Las mujeres y muchachos se fueron muy contentos con tan buen recaudo, y al tercer día vino el buen Mucozo acompañado de sus caballeros y gente noble, y trajo el caballo consigo, y la silla y freno trajeron los indios a cuestas, que no supieron echársela. Con mucho contento y amor abrazó el cacique Mucozo al capitán Juan de Añasco, y a todos los que con él venían, y uno por uno les preguntó cómo venían de salud y cómo quedaba el gobernador su señor y los demás capitanes, caballeros y soldados. Después de haberse informado de la salud del ejército, quiso saber muy particularmente cómo les había ido por el camino a la ida y a la venida; qué batallas, recuentros, hambres, trabajos y necesidades habían pasado; y, al cabo de sus preguntas, que la plática fue muy larga y gustosa, dijo que holgaría mucho poder imprimir su ánimo y voluntad en todos los curacas y señores de aquel gran reino para que todos sirviesen al gobernador y a sus españoles como ellos merecían y él lo deseaba.
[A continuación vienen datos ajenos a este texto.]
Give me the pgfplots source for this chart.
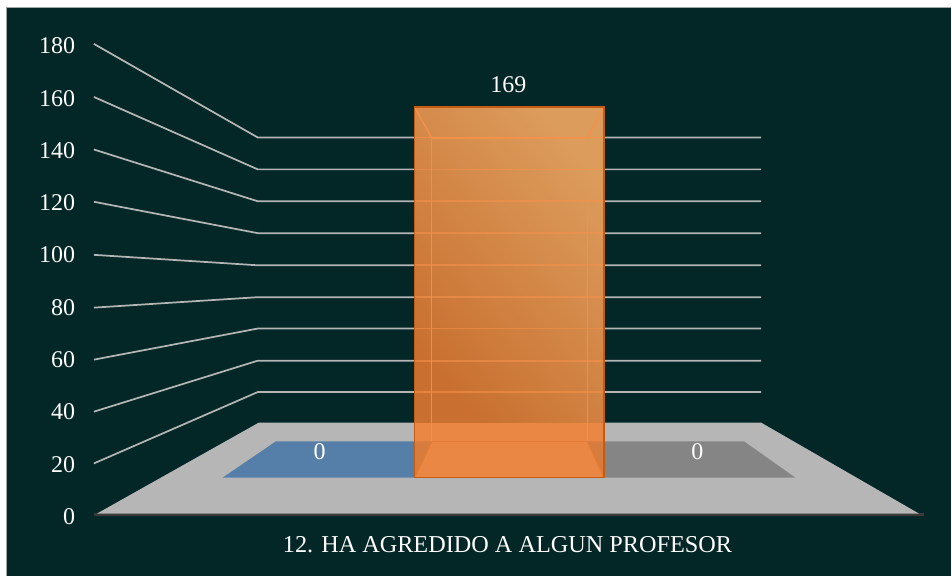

El contador y capitán Juan de Añasco, habiendo notado cuán de otra manera los había recibido y hablado este curaca que sus propios compañeros, que no habían preguntado sino por oro, le rindió las gracias en nombre de todos por el amor que les tenía; de parte del general les dio muchas encomiendas a él y a todos los suyos en agradecimiento de la paz y amistad que con el capitán Pedro Calderón y sus soldados habían tenido, y por la afición que siempre les había mostrado. Sin estas razones, hubo de ambas partes otras muchas palabras de comedimiento y amor, y las del indio, según iban ordenadas y dichas a propósito, admiraban a los españoles, porque, cierto, fue dotado de todas las buenas partes que un caballero que se hubiese criado en la corte más política del mundo pudiera tener, que, demás de los dotes corporales, de buena disposición de cuerpo y hermosura de rostro, los del ánimo, de sus virtudes y discreción, así en obras como en palabras, eran tales que con razón se maravillaban de él nuestros españoles, viéndole nacido y criado en aquellos desiertos, y muy justamente le amaban por su buen entendimiento y mucha bondad, y así fue gran lástima que no le convidasen con el agua del bautismo, que, según su buen juicio, pocas persuasiones fueran menester para sacarlo de su gentilidad y reducirlo a nuestra Fe Católica. Y fuera un galano principio para esperar que tal grano echara muchas espigas y hubiera mucha mies. Mas no es de culparles, porque estos cristianos habían determinado de predicar y administrar los sacramentos de nuestra ley de gracia después de haber conquistado y hecho asiento en la tierra, y esto les entretuvo para que no los administraran desde luego. Y esto quede aquí dicho para que sirva de disculpa y descargo de estos castellanos de haber tenido el mismo descuido en otros semejantes pasos que adelante veremos, que cierto se perdieron ocasiones muy dispuestas para ser predicado y recibido el evangelio, y no se espanten que se pierdan los que las pierden.